Despite all this, usage of the social networks continued to blossom as trust declined, showing that the two trends seem to function independently of one another. Here are the top social networks used daily by the survey respondents (with their share two years ago and growth):
  1. Email - 84% (83% / +1)
  2. Facebook - 70% (68% / +2)
  3. Youtube - 36% (31% / +5)
  4. Twitter - 23% (21% / +2)
  5. Instagram - 21% (18% / +3)
  6. Google+ - 15% (14% / +1)
  7. Snapchat - 12% (10% / +2)
  8. LinkedIn - 10% (12% / -2)
  9. Tumblr - 8% (11% / -3)
  10. Vine - 8% (N/A)
  11. Tinder - 6% (N/A)
So there's been a general growth, except for poor LinkedIn and Tumblr. The fact that this growth is continuing despite the trust problems shows just how essential these apps are becoming to our everyday lives.
The social media networks themselves are aware of user opinions of security, and are always trying to implement new features and updates to improve them.
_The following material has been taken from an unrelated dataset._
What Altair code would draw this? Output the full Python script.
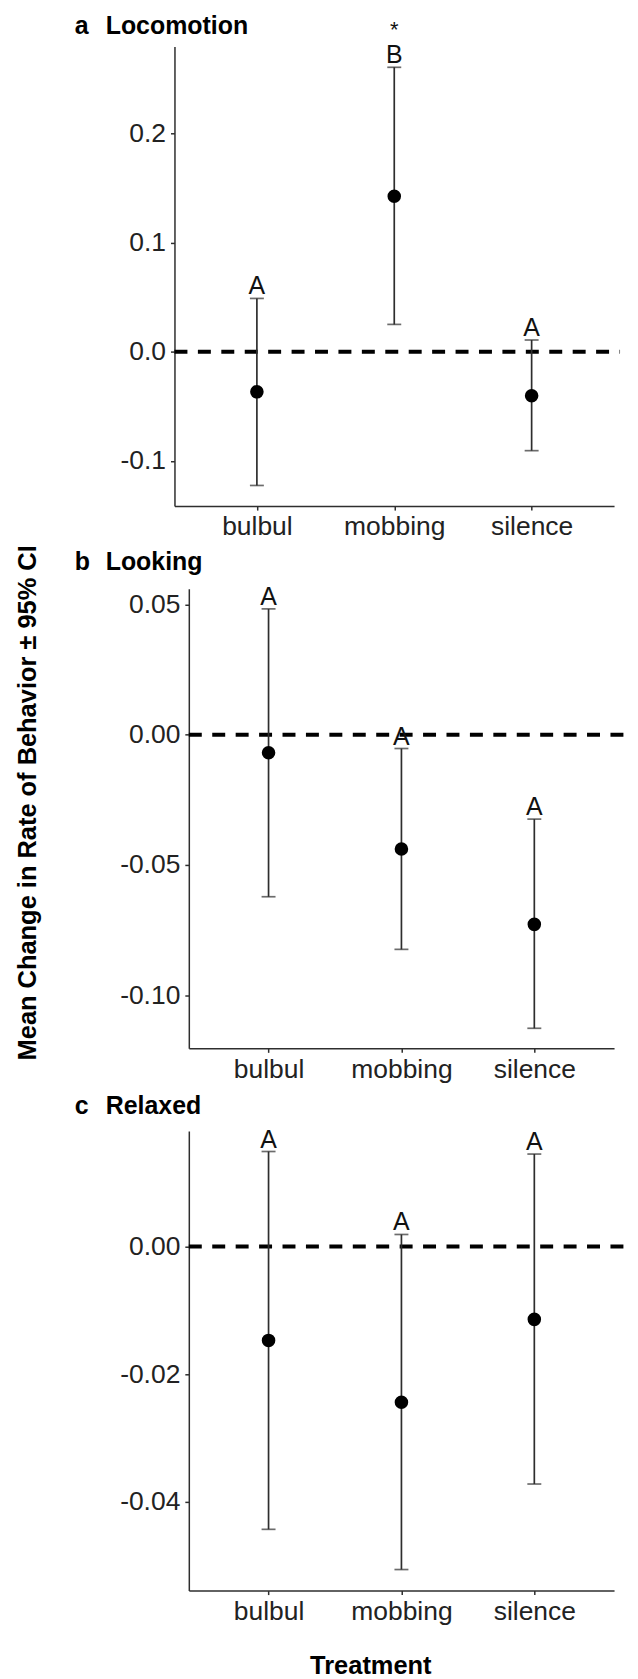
import altair as alt
import pandas as pd

treatments = ["bulbul", "mobbing", "silence"]

loco_mean = [-0.0367, 0.1426, -0.0403]
loco_lo = [-0.1225, 0.0251, -0.0906]
loco_hi = [0.0489, 0.2607, 0.0108]
loco_letters = ["A", "B", "A"]
loco_sig = ["", "*", ""]

look_mean = [-0.0069, -0.0439, -0.0728]
look_lo = [-0.0622, -0.0824, -0.1127]
look_hi = [0.0483, -0.0053, -0.0324]
look_letters = ["A", "A", "A"]

relax_mean = [-0.0147, -0.0244, -0.0114]
relax_lo = [-0.0443, -0.0506, -0.0372]
relax_hi = [0.0149, 0.0019, 0.0145]
relax_letters = ["A", "A", "A"]

panel_letters = ["a", "b", "c"]
panel_names = ["Locomotion", "Looking", "Relaxed"]
y_title = "Mean Change in Rate of Behavior \u00b1 95% CI"
x_title = "Treatment"

FONT = "Liberation Sans, Arial, sans-serif"
W = 441
H = 461
LINE = "#2e2e2e"


def make_panel(mean, lo, hi, letters, sig, domain, ticks, dec, shift, dash_end,
               letter, word, title_y, extra=None):
    df = pd.DataFrame({"treatment": treatments, "mean": mean, "lo": lo,
                       "hi": hi, "letter": letters, "sig": sig})
    xscale = alt.Scale(type="point", padding=0.6, domain=treatments, range=[shift, W])
    xaxis = alt.Axis(title=None, labelAngle=0, labelFontSize=26.5, labelPadding=4,
                     tickSize=4, labelColor="#222222", labelFont=FONT)
    yscale = alt.Scale(domain=domain, nice=False, zero=False)
    fmt = "." + str(dec) + "f"
    yaxis = alt.Axis(title=None, values=ticks, offset=-shift, tickSize=4,
                     labelPadding=5, labelFontSize=26.5, labelColor="#222222",
                     labelFont=FONT, grid=False,
                     labelExpr="datum.value < 0 ? '-' + format(-datum.value, '%s') : format(datum.value, '%s')" % (fmt, fmt))

    def X():
        return alt.X("treatment:N", scale=xscale, axis=xaxis, title=None)

    def Y(field):
        return alt.Y(field, type="quantitative", scale=yscale, axis=yaxis, title=None)

    base = alt.Chart(df)
    one = alt.Chart(pd.DataFrame({"k": [0]}))

    dashed = one.mark_rule(strokeDash=[13, 10.5], strokeWidth=4, color="black").encode(
        x=alt.value(shift), x2=alt.value(dash_end), y=alt.datum(0))
    bars = base.mark_rule(color=LINE, strokeWidth=1.7).encode(x=X(), y=Y("lo"), y2="hi")
    cap_lo = base.mark_tick(color=LINE, size=14, thickness=1.7, orient="horizontal").encode(
        x=X(), y=Y("lo"))
    cap_hi = base.mark_tick(color=LINE, size=14, thickness=1.7, orient="horizontal").encode(
        x=X(), y=Y("hi"))
    pts = base.mark_circle(size=185, color="black", opacity=1).encode(x=X(), y=Y("mean"))
    labs = base.mark_text(fontSize=25, dy=-4, baseline="alphabetic", font=FONT,
                          color="#111111").encode(x=X(), y=Y("hi"), text="letter:N")
    t1 = one.mark_text(text=letter, fontSize=25, fontWeight="bold", align="left",
                       baseline="alphabetic", font=FONT, color="black").encode(
        x=alt.value(-100), y=alt.value(title_y))
    t2 = one.mark_text(text=word, fontSize=25, fontWeight="bold", align="left",
                       baseline="alphabetic", font=FONT, color="black").encode(
        x=alt.value(-69), y=alt.value(title_y))
    layers = [dashed, bars, cap_lo, cap_hi, pts, labs, t1, t2]
    if any(s for s in sig):
        stars = base.mark_text(fontSize=22, dy=-30, baseline="alphabetic", font=FONT,
                               color="#111111").encode(x=X(), y=Y("hi"), text="sig:N")
        layers.append(stars)
    if extra:
        layers.extend(extra)
    return alt.layer(*layers).properties(width=W, height=H)


one_row = alt.Chart(pd.DataFrame({"k": [0]}))
pin = one_row.mark_rule(color="white", strokeWidth=1).encode(
    x=alt.value(-166.5), x2=alt.value(-165.5), y=alt.value(-34.8))
ytitle = one_row.mark_text(text=y_title, angle=270, fontSize=25.5, fontWeight="bold",
                           align="center", baseline="middle", font=FONT, color="black").encode(
    x=alt.value(-147), y=alt.value(214.7))
xtitle = one_row.mark_text(text=x_title, fontSize=25.5, fontWeight="bold",
                           align="center", baseline="middle", font=FONT, color="black").encode(
    x=alt.value(197), y=alt.value(536.7))

pa = make_panel(loco_mean, loco_lo, loco_hi, loco_letters, loco_sig,
                [-0.1414, 0.2797], [-0.1, 0.0, 0.1, 0.2], 1, 0, 447,
                panel_letters[0], panel_names[0], -12.6, extra=[pin])
pb = make_panel(look_mean, look_lo, look_hi, look_letters, ["", "", ""],
                [-0.1204, 0.056], [-0.10, -0.05, 0.0, 0.05], 2, 14.4, 455,
                panel_letters[1], panel_names[1], -19.3, extra=[ytitle])
pc = make_panel(relax_mean, relax_lo, relax_hi, relax_letters, ["", "", ""],
                [-0.0539, 0.0181], [-0.04, -0.02, 0.0], 2, 14.4, 455,
                panel_letters[2], panel_names[2], -17.3, extra=[xtitle])

chart = alt.vconcat(pa, pb, pc, spacing=83, bounds="flush").resolve_scale(
    x="independent", y="independent"
).properties(padding=0).configure_view(strokeWidth=0).configure_axis(
    domainColor=LINE, domainWidth=1.5, tickColor=LINE, tickWidth=1.5, grid=False
)

chart.save("out.html", embed_options={"renderer": "svg", "actions": False})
From Facebook's raft of security and privacy options and bug bounty scheme, to Snapchat and Whatsapp trying to shore up their encryption methods. Yet it seems that users often don't delve deep enough into the settings to find and customise them. Which is strange, given how apparently concerned everyone is about their security. Perhaps their concern is legitimate, considering that the Federal Government now includes social media posts in its security clearance procedure. Not to mention whatever the NSA and GCHQ have stashed away in their shadowy archives. 
It's becoming increasingly difficult to draw the line between privacy and security at a time when our real and digital lives are beginning to overlap so considerably. Security thus has to be a high priority issue for social networks, and users are right to be concerned. It does appear that networks will continue to grow regardless, but as they march on, it might be best to make sure that march doesn't lead off a security cliff. Social media networks need to streamline the accessibility of their security options and improve their offerings so that in this ongoing trust exercise, users can close their eyes and trustingly fall backwards into the digital embrace of their media networks.